#### Work required:
Each line containing the word "chart" needs to be copied.
=-=-=-=-=
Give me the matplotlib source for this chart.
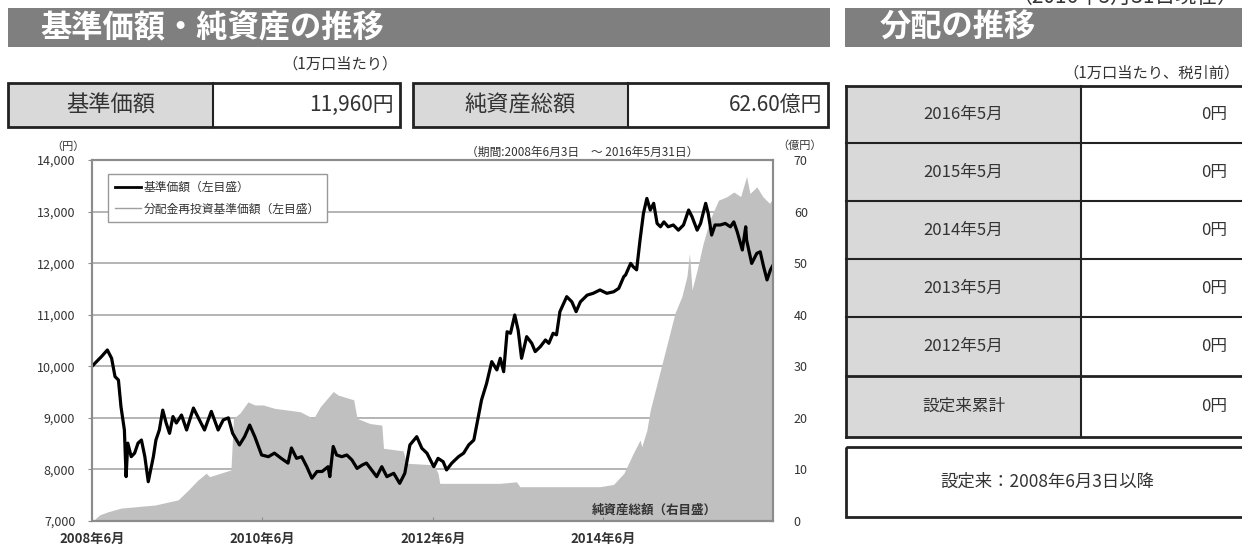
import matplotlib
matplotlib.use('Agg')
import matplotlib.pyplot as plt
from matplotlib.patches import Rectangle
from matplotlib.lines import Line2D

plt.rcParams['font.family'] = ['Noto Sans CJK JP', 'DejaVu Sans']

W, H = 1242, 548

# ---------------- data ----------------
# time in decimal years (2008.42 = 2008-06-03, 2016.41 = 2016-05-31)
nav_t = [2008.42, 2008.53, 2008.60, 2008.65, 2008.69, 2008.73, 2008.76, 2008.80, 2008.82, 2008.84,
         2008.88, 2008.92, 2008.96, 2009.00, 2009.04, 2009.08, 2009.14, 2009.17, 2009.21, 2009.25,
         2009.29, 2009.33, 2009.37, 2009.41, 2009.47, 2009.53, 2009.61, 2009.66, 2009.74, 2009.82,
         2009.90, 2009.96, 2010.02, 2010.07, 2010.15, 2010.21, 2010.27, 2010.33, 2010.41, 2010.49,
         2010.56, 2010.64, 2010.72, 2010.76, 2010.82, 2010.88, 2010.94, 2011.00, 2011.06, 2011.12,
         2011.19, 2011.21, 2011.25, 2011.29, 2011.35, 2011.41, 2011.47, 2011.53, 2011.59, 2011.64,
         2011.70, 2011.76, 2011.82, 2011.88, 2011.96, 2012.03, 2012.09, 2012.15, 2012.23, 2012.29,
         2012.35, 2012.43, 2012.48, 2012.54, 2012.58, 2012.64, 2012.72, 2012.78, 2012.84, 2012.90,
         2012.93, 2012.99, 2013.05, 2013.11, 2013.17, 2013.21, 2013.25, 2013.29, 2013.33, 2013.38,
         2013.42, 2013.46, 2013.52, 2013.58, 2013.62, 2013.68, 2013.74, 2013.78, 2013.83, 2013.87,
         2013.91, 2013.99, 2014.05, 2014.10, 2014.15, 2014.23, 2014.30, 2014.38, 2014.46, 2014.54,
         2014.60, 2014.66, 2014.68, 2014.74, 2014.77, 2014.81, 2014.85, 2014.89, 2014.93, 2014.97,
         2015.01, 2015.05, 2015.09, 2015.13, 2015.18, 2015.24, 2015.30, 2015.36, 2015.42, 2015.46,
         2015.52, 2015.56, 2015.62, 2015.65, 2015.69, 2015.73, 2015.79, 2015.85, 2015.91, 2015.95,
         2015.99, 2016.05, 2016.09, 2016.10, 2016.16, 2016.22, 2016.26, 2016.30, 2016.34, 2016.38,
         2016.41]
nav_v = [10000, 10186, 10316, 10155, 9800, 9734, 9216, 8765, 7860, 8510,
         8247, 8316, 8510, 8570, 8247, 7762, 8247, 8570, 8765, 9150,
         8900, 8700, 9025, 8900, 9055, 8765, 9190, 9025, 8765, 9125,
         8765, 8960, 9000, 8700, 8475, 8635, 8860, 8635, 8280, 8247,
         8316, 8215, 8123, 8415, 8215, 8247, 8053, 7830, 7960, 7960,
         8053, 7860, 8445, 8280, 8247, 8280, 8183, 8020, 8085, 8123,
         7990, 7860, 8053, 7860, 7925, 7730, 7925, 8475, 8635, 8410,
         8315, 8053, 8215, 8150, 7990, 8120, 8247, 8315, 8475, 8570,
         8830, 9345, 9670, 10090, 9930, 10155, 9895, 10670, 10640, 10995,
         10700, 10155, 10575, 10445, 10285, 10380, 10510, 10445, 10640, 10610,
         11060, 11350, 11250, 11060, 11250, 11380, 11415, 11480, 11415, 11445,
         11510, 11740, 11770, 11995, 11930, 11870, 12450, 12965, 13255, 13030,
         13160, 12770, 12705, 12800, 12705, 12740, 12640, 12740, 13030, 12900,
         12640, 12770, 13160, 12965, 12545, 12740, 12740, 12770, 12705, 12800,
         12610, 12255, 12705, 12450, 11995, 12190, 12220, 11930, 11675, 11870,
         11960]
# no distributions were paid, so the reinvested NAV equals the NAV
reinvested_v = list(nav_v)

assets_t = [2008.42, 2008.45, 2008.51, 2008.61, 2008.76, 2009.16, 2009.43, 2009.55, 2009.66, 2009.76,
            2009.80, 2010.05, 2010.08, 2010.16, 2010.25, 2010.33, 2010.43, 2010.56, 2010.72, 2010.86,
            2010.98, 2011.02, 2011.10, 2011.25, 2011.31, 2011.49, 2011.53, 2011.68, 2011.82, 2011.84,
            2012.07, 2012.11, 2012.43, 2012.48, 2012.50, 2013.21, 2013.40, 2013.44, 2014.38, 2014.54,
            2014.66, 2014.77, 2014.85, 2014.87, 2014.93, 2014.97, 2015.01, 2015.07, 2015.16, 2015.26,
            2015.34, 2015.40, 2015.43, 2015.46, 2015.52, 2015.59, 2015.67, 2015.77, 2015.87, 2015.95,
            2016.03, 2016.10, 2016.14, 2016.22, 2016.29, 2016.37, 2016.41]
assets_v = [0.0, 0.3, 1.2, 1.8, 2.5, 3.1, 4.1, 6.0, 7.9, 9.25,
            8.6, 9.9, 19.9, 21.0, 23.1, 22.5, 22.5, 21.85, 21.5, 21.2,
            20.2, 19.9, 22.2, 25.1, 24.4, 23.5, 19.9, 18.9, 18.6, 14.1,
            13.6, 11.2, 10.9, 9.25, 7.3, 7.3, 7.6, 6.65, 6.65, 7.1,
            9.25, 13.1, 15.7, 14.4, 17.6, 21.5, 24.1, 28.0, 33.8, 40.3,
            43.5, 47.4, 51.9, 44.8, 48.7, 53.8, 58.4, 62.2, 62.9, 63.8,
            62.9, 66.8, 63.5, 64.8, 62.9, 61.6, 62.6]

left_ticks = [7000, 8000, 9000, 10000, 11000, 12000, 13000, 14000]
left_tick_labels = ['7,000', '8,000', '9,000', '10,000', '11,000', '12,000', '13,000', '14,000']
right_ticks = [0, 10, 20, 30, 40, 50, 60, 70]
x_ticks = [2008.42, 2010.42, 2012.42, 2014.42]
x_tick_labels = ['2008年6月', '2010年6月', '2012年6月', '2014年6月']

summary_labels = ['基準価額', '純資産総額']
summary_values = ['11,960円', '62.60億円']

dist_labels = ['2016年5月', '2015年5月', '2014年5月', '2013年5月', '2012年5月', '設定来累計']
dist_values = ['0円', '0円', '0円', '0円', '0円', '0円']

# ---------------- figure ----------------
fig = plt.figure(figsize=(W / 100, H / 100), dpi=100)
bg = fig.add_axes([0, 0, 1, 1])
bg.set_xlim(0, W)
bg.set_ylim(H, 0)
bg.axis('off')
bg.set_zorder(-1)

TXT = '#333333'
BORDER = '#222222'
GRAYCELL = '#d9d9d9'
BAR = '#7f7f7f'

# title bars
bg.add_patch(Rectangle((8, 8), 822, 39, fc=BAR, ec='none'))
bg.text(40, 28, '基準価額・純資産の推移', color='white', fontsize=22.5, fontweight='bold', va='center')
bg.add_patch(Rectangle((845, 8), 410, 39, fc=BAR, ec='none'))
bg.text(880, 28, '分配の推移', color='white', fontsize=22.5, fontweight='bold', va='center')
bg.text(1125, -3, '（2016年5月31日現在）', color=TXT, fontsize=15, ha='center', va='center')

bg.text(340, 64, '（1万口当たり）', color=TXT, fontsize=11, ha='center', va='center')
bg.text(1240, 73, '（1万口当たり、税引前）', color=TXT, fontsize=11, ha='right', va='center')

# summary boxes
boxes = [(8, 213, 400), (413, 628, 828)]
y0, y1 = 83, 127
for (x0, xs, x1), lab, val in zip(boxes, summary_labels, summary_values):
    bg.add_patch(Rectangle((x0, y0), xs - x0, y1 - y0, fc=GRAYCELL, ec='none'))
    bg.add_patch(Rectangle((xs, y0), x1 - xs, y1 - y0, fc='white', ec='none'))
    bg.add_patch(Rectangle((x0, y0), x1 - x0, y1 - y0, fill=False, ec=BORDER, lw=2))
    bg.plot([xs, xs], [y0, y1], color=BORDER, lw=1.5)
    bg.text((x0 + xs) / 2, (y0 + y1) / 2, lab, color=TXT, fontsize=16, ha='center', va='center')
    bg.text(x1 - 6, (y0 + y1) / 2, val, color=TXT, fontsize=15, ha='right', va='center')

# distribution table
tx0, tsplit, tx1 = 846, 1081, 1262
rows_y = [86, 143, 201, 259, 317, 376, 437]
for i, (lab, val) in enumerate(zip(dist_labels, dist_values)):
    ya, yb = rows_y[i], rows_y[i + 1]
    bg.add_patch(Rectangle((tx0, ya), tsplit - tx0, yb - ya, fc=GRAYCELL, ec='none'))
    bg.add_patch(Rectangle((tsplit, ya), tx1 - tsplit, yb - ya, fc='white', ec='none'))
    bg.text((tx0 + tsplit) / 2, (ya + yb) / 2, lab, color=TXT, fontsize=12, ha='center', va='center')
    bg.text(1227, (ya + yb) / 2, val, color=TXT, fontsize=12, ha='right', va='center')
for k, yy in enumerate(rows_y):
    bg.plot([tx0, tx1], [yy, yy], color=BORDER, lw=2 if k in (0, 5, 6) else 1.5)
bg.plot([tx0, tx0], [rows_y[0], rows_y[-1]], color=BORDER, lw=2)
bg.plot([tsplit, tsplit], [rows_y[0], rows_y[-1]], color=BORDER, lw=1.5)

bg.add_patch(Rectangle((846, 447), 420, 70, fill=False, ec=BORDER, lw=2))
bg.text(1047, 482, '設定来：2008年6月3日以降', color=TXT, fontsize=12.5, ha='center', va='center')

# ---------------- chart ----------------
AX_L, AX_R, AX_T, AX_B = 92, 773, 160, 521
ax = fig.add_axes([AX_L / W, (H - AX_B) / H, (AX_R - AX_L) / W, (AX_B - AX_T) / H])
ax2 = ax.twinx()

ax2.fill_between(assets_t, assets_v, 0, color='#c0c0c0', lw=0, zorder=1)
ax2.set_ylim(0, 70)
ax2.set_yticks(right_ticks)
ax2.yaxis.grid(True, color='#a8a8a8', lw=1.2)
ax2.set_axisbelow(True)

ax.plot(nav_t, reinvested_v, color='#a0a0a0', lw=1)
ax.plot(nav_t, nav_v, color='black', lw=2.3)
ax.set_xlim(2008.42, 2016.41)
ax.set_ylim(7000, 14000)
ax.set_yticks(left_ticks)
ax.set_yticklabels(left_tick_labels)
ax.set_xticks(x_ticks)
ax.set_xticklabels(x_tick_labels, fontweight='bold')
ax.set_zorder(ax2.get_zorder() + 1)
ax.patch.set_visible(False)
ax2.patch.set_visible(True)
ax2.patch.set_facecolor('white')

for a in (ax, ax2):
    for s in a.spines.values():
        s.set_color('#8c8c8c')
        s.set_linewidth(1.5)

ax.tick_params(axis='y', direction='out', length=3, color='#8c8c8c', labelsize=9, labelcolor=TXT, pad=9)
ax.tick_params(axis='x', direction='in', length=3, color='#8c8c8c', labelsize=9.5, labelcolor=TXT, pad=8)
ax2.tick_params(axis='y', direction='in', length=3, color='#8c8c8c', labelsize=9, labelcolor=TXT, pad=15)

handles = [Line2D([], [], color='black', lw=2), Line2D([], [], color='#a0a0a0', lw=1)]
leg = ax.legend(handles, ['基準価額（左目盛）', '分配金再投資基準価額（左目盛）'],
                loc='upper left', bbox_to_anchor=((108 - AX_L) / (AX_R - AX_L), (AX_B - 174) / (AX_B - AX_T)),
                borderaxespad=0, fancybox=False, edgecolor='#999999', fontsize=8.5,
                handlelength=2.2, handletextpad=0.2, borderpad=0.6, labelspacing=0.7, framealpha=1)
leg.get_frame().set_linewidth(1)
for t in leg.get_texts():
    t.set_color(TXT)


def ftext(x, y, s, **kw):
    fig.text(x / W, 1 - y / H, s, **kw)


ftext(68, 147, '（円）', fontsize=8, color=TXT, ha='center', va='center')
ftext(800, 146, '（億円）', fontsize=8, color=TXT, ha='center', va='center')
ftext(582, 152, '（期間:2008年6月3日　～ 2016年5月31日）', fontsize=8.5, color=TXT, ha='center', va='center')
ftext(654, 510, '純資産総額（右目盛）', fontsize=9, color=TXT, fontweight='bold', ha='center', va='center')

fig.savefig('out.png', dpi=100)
=-=-=-=-=
#### Correct answer:
Give me the matplotlib source for this chart.
# ---------------- chart ----------------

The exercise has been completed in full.